BEGIN DATASET CONTENT
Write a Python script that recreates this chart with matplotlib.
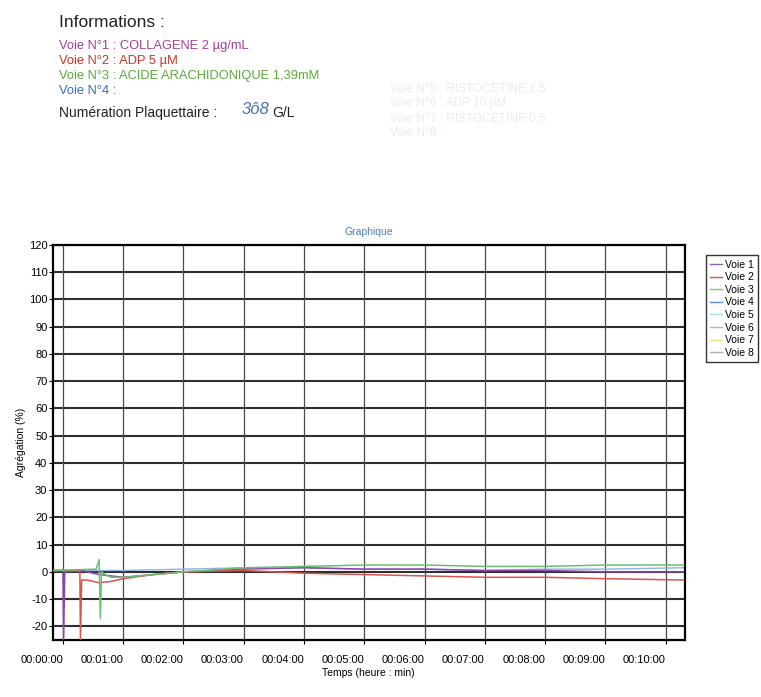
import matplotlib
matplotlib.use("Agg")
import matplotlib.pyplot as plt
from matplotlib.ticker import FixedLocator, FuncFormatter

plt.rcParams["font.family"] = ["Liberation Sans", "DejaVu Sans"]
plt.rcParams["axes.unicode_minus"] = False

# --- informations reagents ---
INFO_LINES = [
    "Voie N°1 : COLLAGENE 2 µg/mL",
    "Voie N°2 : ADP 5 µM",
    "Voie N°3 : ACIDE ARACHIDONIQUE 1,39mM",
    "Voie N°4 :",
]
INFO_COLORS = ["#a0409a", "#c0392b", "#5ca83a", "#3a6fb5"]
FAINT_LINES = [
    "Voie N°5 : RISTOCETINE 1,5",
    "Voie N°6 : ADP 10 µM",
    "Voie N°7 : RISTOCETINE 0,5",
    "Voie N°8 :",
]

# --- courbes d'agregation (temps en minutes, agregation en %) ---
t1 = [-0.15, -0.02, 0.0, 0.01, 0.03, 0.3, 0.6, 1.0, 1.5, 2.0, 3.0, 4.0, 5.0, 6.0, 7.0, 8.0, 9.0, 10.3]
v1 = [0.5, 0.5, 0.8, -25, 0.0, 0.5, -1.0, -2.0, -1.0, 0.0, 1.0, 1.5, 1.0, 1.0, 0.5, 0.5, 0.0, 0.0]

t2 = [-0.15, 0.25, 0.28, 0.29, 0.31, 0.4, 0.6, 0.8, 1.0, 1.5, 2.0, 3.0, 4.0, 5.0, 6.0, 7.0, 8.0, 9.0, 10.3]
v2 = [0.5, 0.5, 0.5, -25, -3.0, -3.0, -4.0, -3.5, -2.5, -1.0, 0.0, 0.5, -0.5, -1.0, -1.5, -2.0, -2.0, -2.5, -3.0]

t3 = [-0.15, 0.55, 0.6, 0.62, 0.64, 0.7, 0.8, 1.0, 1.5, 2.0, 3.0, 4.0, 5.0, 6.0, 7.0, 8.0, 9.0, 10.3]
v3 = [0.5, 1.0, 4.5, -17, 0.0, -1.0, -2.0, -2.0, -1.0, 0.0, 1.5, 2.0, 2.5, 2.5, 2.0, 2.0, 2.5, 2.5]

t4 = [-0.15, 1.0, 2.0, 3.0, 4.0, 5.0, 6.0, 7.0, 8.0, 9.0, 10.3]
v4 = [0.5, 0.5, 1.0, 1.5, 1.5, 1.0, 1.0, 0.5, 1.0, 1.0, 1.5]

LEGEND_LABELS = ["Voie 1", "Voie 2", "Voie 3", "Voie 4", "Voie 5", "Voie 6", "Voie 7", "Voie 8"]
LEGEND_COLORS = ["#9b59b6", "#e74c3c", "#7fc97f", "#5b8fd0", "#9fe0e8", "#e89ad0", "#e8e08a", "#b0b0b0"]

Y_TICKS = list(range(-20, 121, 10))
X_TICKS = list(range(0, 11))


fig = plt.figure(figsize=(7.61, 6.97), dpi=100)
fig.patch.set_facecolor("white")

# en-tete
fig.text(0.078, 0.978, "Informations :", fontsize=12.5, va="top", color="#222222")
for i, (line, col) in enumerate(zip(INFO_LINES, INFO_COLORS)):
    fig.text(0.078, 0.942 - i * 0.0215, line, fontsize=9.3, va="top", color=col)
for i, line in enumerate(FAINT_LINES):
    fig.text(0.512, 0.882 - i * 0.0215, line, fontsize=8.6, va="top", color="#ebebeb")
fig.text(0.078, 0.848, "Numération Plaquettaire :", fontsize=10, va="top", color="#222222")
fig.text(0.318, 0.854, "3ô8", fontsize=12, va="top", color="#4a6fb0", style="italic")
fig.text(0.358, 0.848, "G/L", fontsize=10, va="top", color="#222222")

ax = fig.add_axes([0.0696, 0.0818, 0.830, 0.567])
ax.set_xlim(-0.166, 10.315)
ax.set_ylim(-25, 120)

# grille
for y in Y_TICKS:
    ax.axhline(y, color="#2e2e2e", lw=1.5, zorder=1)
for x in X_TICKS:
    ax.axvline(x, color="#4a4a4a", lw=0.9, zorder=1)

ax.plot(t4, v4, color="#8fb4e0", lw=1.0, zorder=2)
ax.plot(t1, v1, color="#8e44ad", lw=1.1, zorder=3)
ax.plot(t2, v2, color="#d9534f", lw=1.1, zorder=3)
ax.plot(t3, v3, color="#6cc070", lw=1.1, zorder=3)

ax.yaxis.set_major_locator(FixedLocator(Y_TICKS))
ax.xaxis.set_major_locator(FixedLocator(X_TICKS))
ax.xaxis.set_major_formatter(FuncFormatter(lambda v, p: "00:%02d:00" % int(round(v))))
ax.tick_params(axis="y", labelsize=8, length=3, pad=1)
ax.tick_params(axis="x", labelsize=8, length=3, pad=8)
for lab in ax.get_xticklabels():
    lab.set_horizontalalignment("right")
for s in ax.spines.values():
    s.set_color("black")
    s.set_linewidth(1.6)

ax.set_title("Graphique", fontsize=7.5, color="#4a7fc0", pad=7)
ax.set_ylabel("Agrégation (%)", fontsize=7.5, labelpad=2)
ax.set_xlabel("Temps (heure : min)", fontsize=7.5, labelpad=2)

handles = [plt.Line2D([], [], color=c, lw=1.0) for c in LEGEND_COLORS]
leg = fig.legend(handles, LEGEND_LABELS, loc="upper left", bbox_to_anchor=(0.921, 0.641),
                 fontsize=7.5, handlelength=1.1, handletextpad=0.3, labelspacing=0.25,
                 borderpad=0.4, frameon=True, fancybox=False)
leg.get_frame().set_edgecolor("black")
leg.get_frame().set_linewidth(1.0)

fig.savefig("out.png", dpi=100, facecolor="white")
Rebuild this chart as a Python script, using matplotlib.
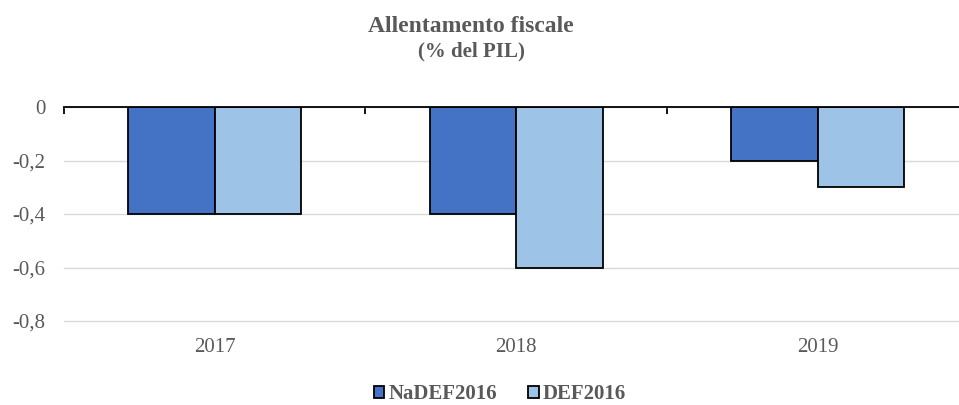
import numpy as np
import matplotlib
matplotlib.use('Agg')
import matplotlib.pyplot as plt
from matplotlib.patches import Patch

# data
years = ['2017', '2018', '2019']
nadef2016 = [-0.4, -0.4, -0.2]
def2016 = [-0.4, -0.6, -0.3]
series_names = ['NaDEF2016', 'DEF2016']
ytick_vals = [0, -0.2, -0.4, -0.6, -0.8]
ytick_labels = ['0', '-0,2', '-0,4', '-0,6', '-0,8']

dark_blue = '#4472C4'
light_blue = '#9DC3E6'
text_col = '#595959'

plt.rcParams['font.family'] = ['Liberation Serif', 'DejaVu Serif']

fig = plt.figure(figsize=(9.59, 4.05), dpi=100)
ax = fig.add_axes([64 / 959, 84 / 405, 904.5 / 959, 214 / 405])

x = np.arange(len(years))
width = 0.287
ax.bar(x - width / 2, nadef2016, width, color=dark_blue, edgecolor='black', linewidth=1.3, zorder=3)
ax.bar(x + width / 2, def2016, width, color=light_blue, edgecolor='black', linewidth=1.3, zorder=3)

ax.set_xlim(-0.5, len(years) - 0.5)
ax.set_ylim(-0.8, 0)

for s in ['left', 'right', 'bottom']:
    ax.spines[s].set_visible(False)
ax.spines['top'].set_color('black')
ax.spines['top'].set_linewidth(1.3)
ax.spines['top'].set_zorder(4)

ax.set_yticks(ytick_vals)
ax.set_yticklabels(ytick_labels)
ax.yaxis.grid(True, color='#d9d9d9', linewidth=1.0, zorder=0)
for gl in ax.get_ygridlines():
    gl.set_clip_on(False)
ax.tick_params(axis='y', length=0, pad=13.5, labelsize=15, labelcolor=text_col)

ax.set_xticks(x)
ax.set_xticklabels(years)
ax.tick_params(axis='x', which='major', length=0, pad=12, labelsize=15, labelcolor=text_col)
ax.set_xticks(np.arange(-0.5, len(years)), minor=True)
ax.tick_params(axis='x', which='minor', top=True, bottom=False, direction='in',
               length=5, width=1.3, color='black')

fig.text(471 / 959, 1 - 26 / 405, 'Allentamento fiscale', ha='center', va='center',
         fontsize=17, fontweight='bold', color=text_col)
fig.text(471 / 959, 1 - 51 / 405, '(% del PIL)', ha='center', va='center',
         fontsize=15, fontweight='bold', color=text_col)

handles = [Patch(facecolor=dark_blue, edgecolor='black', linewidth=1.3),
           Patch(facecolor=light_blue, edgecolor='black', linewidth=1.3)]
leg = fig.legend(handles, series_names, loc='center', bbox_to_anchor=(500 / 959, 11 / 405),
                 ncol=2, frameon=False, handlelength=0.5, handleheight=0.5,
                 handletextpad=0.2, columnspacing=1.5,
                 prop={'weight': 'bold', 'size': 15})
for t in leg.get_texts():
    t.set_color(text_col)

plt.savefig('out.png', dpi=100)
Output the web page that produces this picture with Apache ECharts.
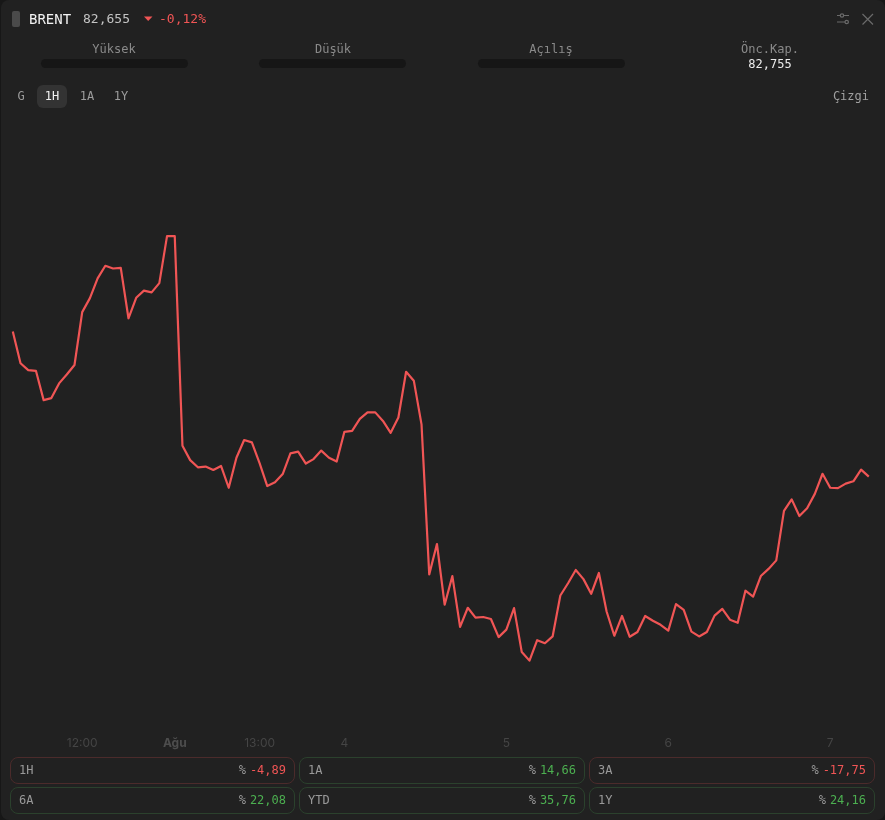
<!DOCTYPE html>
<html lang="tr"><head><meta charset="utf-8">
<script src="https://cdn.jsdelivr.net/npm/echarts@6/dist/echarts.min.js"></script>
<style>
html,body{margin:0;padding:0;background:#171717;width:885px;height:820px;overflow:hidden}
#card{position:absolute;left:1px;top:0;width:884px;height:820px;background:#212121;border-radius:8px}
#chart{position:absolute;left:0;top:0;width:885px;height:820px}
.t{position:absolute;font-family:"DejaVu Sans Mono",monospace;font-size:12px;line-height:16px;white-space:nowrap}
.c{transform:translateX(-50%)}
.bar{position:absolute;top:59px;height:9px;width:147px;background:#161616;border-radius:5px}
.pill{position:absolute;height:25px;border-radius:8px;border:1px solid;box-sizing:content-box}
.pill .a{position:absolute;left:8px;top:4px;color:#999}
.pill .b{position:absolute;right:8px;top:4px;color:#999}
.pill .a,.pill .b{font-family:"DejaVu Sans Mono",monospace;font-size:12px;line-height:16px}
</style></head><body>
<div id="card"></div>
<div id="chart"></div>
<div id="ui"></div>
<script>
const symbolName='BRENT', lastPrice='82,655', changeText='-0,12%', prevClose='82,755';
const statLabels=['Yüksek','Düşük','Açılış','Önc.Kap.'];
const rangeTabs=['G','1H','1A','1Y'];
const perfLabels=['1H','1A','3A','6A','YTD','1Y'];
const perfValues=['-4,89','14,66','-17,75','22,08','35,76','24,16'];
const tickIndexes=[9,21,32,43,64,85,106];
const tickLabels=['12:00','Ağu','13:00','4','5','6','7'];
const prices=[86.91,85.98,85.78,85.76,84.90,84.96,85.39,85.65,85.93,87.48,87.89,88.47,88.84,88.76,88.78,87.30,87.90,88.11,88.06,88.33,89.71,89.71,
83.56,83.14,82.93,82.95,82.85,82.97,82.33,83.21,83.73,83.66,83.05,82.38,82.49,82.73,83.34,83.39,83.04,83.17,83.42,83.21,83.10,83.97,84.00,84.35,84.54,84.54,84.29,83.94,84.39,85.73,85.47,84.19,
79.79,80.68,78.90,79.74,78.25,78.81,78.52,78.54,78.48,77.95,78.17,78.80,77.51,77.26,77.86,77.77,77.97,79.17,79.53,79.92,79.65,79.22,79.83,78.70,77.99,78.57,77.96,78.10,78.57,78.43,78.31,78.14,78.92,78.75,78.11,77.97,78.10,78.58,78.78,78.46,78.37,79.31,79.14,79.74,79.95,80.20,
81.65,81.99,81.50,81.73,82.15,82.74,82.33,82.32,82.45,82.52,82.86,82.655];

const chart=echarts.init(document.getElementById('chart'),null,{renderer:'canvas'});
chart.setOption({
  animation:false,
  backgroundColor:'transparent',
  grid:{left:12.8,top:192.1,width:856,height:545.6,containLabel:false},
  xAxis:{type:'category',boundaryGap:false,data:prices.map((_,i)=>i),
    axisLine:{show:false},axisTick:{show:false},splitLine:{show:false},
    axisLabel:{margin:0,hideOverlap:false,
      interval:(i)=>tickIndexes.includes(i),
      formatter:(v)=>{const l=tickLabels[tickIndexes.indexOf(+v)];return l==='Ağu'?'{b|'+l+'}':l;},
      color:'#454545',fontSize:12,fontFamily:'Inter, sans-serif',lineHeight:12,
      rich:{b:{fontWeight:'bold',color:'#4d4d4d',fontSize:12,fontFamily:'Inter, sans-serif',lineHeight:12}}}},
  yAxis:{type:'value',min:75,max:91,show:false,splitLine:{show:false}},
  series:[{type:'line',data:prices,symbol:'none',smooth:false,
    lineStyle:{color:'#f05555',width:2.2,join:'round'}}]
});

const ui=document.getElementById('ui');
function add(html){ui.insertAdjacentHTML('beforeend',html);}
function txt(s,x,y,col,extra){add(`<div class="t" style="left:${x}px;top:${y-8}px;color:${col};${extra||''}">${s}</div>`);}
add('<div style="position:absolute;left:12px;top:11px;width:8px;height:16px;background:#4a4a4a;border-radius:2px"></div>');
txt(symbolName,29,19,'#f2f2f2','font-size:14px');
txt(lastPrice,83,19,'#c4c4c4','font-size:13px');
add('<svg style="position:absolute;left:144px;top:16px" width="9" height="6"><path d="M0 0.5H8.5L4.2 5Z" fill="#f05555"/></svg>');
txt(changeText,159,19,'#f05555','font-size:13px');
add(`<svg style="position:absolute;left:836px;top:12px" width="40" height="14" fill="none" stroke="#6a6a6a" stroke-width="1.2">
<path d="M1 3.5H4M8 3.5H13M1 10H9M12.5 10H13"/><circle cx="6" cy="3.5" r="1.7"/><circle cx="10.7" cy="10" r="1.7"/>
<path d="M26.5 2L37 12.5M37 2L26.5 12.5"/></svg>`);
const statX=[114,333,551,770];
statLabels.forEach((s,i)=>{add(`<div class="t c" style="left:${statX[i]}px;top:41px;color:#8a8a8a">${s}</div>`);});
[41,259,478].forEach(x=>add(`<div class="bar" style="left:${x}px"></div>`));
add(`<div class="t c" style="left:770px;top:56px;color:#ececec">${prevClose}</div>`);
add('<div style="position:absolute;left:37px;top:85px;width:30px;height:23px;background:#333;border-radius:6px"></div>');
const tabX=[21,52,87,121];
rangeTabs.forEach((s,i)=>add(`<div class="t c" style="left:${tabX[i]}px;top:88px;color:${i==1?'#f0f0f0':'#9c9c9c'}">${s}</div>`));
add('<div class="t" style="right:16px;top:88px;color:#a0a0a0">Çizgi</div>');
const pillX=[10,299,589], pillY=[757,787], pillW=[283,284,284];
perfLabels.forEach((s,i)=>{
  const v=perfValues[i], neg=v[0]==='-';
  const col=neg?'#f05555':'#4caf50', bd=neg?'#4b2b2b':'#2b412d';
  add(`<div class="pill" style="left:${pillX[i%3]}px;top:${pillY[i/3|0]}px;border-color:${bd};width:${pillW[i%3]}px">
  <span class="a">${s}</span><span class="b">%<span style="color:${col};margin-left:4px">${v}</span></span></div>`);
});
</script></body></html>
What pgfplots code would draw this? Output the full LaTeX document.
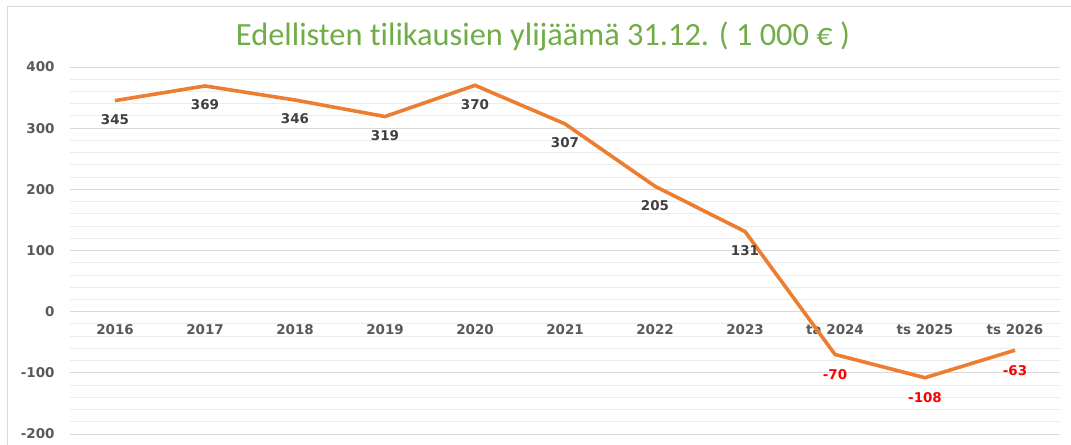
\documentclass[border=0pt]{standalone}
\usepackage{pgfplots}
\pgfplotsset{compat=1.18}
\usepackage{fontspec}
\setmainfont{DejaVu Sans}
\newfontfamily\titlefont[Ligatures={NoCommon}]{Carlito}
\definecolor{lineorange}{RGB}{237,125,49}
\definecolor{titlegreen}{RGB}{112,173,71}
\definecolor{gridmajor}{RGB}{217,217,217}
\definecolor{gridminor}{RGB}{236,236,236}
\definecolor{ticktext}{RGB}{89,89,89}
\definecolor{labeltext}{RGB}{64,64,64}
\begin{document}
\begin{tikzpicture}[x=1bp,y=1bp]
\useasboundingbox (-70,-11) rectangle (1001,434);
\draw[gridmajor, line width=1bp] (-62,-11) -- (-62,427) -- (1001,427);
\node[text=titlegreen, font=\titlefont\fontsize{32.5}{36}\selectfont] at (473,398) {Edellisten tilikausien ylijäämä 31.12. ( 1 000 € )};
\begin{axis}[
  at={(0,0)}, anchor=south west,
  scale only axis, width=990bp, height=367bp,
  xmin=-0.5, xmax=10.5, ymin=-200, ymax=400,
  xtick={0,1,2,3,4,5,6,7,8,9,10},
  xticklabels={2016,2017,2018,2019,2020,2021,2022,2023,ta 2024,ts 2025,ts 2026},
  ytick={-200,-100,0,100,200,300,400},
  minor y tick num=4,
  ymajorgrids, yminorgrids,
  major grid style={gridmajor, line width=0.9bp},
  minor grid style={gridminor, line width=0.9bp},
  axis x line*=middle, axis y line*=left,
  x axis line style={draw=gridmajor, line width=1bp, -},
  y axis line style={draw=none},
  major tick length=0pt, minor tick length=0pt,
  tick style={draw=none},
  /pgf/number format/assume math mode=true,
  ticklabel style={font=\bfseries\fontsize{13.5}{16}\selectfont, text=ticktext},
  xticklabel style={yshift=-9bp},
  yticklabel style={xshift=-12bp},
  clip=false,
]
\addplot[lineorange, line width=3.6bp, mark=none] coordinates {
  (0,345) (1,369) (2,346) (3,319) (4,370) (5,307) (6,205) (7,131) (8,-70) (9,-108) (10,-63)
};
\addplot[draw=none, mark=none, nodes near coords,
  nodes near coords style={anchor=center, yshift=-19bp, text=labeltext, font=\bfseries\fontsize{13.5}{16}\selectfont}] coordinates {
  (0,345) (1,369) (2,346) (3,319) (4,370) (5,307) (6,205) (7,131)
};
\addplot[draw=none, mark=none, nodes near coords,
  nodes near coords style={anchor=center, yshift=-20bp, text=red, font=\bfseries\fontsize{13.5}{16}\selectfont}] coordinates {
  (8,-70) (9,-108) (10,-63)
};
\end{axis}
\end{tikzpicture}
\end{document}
END DATASET CONTENT
[INSTRUCTIONS FOR THE TASK] Quote only the lines running from the line with "Rebuild this chart" to the line with "from matplotlib.patches import Patch", ends included, exactly as they appear and without the pictures.

[TASK ANSWER]
Rebuild this chart as a Python script, using matplotlib.
import numpy as np
import matplotlib
matplotlib.use('Agg')
import matplotlib.pyplot as plt
from matplotlib.patches import Patch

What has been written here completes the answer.